** START OF Rows **

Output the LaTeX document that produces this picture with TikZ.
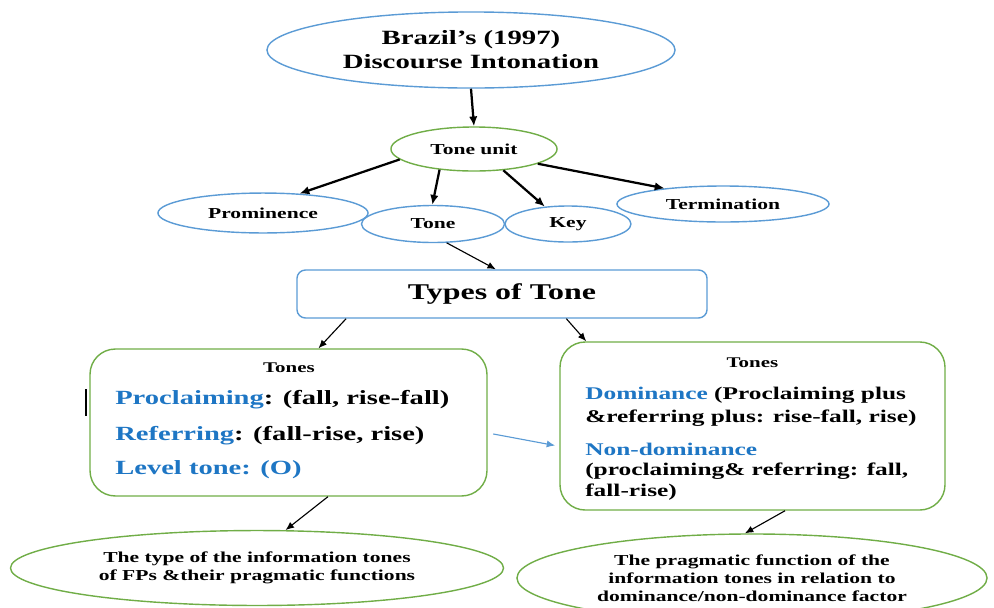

** END OF Rows **
** START OF Rows **

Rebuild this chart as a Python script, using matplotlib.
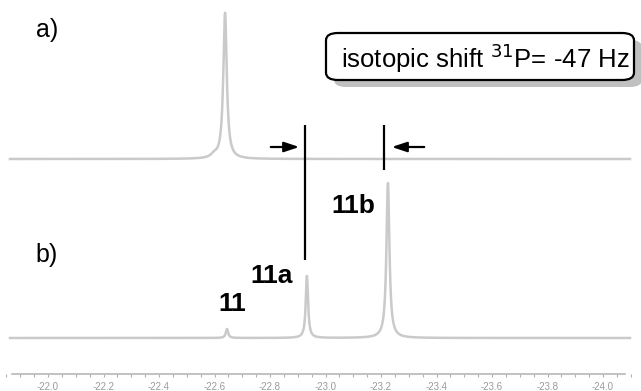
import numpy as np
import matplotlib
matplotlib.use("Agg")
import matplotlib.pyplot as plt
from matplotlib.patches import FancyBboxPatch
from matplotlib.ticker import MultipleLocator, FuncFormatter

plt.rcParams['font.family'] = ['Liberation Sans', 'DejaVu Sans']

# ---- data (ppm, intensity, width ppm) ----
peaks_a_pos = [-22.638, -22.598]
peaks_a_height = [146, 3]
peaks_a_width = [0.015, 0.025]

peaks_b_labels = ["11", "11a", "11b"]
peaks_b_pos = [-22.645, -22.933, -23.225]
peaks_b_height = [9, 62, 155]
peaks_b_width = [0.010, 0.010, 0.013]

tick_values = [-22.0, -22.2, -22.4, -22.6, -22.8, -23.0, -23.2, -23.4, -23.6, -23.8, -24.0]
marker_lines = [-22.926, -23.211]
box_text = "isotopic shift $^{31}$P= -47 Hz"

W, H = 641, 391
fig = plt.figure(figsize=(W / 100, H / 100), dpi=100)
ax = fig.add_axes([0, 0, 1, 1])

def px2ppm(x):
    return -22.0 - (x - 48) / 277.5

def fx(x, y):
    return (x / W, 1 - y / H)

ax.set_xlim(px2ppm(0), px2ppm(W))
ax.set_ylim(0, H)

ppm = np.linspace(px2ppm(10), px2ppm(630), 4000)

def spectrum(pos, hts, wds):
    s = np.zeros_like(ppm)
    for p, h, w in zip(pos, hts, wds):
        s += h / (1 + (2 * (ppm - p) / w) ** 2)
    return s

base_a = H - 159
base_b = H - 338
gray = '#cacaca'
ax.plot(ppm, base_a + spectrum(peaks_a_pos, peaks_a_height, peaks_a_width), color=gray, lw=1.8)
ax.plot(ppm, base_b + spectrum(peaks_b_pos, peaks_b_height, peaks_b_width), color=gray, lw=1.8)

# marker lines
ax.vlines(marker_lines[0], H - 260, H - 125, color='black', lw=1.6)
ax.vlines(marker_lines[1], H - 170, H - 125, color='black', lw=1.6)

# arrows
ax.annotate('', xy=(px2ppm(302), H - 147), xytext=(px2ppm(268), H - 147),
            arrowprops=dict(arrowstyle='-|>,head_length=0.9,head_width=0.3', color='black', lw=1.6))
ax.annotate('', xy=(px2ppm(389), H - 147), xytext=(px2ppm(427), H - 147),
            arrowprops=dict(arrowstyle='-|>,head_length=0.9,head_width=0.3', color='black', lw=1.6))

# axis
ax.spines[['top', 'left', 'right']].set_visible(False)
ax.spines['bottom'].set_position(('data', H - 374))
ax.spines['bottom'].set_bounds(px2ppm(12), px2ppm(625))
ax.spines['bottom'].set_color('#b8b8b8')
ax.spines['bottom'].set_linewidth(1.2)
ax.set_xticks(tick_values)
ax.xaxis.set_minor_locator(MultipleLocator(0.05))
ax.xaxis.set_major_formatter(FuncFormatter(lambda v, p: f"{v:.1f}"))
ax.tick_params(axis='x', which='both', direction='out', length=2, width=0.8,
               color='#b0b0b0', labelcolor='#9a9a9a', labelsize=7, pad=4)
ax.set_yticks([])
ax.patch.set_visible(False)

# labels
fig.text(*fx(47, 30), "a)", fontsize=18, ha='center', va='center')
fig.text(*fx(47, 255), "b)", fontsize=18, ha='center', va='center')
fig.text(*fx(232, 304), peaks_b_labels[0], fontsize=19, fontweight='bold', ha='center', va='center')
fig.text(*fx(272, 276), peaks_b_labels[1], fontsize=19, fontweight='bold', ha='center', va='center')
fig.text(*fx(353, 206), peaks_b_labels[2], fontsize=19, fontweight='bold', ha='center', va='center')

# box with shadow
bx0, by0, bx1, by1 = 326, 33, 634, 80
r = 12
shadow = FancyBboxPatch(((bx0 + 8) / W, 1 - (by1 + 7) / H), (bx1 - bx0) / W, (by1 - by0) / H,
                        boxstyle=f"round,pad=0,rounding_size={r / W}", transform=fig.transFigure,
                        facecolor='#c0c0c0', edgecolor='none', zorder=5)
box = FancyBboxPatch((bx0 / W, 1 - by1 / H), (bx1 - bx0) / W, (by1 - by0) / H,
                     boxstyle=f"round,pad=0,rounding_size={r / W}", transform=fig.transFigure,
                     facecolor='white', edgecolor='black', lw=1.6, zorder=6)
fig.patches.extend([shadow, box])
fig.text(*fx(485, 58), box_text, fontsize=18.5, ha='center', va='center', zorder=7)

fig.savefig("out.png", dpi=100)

** END OF Rows **

## Exercise description:
The copy should hold exactly the lines from the line with "Rebuild this chart" to the line with "ax.plot(ppm, base_b +", both ends in, set down without any pictures and with nothing added.

## Exercise response:
Rebuild this chart as a Python script, using matplotlib.
import numpy as np
import matplotlib
matplotlib.use("Agg")
import matplotlib.pyplot as plt
from matplotlib.patches import FancyBboxPatch
from matplotlib.ticker import MultipleLocator, FuncFormatter

plt.rcParams['font.family'] = ['Liberation Sans', 'DejaVu Sans']

# ---- data (ppm, intensity, width ppm) ----
peaks_a_pos = [-22.638, -22.598]
peaks_a_height = [146, 3]
peaks_a_width = [0.015, 0.025]

peaks_b_labels = ["11", "11a", "11b"]
peaks_b_pos = [-22.645, -22.933, -23.225]
peaks_b_height = [9, 62, 155]
peaks_b_width = [0.010, 0.010, 0.013]

tick_values = [-22.0, -22.2, -22.4, -22.6, -22.8, -23.0, -23.2, -23.4, -23.6, -23.8, -24.0]
marker_lines = [-22.926, -23.211]
box_text = "isotopic shift $^{31}$P= -47 Hz"

W, H = 641, 391
fig = plt.figure(figsize=(W / 100, H / 100), dpi=100)
ax = fig.add_axes([0, 0, 1, 1])

def px2ppm(x):
    return -22.0 - (x - 48) / 277.5

def fx(x, y):
    return (x / W, 1 - y / H)

ax.set_xlim(px2ppm(0), px2ppm(W))
ax.set_ylim(0, H)

ppm = np.linspace(px2ppm(10), px2ppm(630), 4000)

def spectrum(pos, hts, wds):
    s = np.zeros_like(ppm)
    for p, h, w in zip(pos, hts, wds):
        s += h / (1 + (2 * (ppm - p) / w) ** 2)
    return s

base_a = H - 159
base_b = H - 338
gray = '#cacaca'
ax.plot(ppm, base_a + spectrum(peaks_a_pos, peaks_a_height, peaks_a_width), color=gray, lw=1.8)
ax.plot(ppm, base_b + spectrum(peaks_b_pos, peaks_b_height, peaks_b_width), color=gray, lw=1.8)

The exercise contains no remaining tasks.